⟨

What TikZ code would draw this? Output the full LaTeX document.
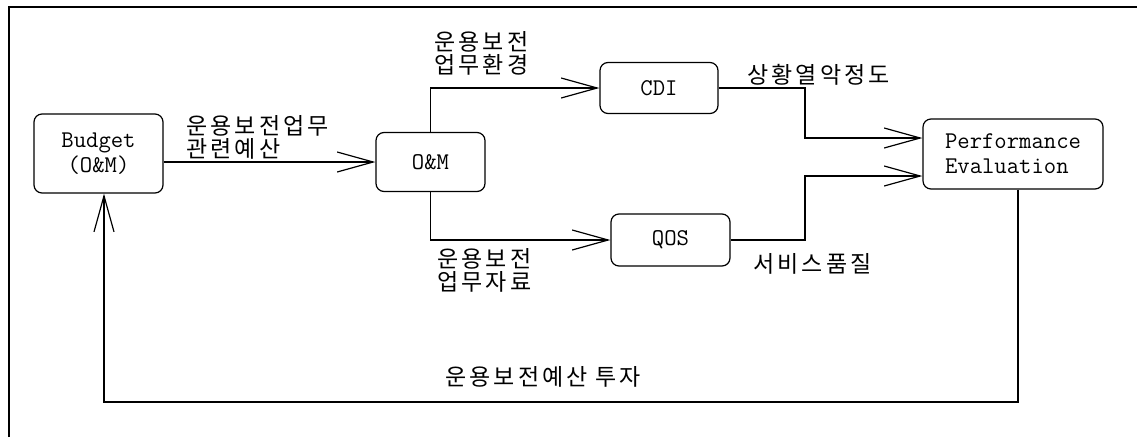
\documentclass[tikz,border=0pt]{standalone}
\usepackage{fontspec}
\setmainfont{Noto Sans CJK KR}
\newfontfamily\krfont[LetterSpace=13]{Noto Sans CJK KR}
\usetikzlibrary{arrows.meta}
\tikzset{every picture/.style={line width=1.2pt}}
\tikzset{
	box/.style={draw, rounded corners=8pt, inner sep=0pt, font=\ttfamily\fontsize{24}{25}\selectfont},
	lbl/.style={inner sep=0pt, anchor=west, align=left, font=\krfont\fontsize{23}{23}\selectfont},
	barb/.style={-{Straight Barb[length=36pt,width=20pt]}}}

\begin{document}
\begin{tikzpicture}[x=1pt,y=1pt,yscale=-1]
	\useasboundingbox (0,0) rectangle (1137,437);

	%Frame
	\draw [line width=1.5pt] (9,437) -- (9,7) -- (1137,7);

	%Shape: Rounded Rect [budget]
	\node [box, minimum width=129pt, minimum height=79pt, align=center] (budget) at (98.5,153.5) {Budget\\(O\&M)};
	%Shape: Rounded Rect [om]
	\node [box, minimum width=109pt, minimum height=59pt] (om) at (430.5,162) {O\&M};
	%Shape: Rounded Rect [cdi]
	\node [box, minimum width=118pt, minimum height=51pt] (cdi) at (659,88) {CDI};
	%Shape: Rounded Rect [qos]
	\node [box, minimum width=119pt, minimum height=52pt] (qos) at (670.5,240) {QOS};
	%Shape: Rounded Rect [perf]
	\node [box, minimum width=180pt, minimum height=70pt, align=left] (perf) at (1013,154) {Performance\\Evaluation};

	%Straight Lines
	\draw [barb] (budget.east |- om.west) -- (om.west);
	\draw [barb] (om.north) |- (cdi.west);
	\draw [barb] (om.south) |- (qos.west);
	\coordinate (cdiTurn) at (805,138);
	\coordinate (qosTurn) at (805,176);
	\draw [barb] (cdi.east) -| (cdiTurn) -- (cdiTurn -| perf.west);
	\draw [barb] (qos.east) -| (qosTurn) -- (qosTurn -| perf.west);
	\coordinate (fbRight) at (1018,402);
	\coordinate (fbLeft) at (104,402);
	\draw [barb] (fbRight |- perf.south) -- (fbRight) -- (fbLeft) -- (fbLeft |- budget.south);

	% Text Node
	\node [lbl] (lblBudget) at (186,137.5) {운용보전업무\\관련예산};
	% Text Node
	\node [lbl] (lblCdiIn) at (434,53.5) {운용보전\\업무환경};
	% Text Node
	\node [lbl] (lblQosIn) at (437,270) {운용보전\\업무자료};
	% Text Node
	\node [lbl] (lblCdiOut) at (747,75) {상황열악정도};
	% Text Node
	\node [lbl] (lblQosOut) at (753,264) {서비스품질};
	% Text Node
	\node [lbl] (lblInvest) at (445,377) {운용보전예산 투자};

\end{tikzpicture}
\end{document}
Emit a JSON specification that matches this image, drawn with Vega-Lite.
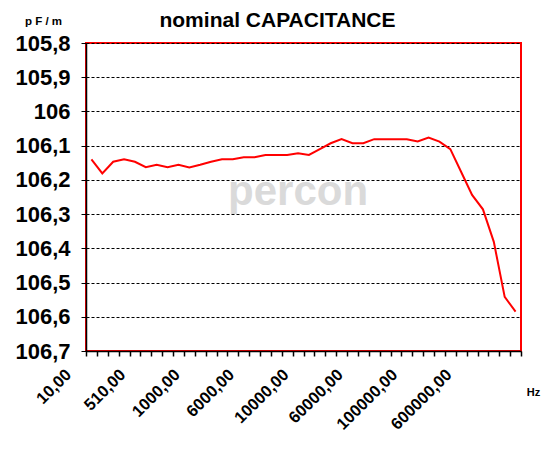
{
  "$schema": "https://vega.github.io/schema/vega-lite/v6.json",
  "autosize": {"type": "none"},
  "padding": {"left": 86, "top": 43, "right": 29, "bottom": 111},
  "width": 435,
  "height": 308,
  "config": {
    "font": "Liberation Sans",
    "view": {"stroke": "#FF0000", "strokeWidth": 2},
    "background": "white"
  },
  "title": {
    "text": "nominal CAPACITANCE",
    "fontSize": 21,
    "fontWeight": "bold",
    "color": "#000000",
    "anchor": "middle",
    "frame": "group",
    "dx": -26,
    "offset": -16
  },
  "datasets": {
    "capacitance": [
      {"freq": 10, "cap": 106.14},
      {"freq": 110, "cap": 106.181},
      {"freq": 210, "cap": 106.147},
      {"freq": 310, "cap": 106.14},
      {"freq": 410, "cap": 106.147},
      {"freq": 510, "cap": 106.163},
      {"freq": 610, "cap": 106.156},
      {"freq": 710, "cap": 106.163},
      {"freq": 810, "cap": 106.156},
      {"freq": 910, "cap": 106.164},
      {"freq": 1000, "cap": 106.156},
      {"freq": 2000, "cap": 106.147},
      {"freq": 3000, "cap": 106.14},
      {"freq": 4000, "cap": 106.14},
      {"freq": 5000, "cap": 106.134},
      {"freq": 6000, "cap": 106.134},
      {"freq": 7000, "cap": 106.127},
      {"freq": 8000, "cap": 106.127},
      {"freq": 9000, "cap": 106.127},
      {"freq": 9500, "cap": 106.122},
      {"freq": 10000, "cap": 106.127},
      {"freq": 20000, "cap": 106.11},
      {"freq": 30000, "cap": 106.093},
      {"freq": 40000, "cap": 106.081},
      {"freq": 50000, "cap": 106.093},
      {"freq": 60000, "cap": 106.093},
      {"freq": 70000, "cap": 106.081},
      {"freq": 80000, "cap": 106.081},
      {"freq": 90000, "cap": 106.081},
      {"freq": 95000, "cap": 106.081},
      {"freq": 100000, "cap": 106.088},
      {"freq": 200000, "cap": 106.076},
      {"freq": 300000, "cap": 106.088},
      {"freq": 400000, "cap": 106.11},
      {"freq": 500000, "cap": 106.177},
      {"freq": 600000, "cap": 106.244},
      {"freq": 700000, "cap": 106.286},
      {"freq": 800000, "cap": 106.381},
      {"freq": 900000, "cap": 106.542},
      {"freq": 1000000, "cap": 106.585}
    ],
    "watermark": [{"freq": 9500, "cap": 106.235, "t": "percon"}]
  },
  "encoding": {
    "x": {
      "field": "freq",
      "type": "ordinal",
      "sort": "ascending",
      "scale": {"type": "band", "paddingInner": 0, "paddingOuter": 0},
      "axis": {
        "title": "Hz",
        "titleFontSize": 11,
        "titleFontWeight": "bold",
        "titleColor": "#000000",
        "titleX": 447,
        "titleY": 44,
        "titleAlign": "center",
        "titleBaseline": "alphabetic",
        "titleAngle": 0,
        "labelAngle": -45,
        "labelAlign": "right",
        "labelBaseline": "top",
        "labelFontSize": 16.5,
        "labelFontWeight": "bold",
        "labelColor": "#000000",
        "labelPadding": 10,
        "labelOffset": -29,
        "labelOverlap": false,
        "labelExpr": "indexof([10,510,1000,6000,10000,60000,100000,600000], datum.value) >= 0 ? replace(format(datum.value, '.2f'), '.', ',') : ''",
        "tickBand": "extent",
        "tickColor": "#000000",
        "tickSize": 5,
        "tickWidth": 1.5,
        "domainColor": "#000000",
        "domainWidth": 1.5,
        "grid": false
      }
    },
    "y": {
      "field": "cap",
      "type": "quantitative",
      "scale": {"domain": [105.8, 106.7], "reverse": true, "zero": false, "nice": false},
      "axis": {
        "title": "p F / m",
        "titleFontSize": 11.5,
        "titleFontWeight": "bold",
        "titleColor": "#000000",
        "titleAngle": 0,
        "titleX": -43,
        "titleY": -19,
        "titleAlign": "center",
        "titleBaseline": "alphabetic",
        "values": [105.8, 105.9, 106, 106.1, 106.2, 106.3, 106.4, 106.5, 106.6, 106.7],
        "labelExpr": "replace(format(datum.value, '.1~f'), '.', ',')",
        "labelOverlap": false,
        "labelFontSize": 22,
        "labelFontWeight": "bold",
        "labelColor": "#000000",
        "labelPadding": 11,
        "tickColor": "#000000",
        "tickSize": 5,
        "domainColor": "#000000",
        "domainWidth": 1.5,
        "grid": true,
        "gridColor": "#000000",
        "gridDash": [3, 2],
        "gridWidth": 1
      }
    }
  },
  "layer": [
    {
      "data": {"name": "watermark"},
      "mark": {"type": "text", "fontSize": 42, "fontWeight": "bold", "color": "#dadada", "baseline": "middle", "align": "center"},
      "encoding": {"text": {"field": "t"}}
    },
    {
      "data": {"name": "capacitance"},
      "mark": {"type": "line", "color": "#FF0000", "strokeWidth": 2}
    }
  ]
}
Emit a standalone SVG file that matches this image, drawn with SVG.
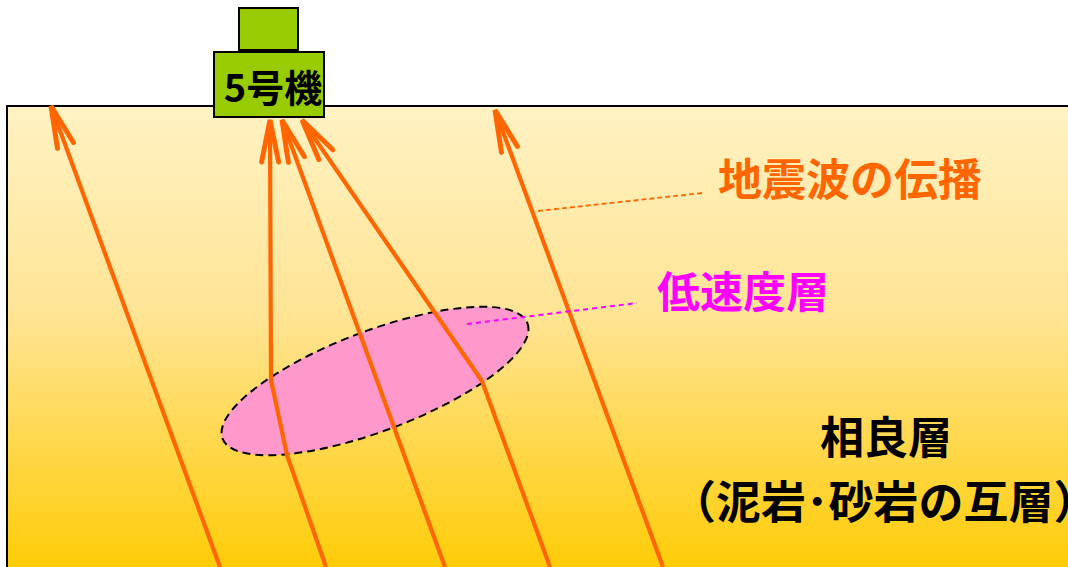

⟩

Instructions for the task
Figure out how many lines above include the string "with", then report that number and nothing else.

Exercise response
2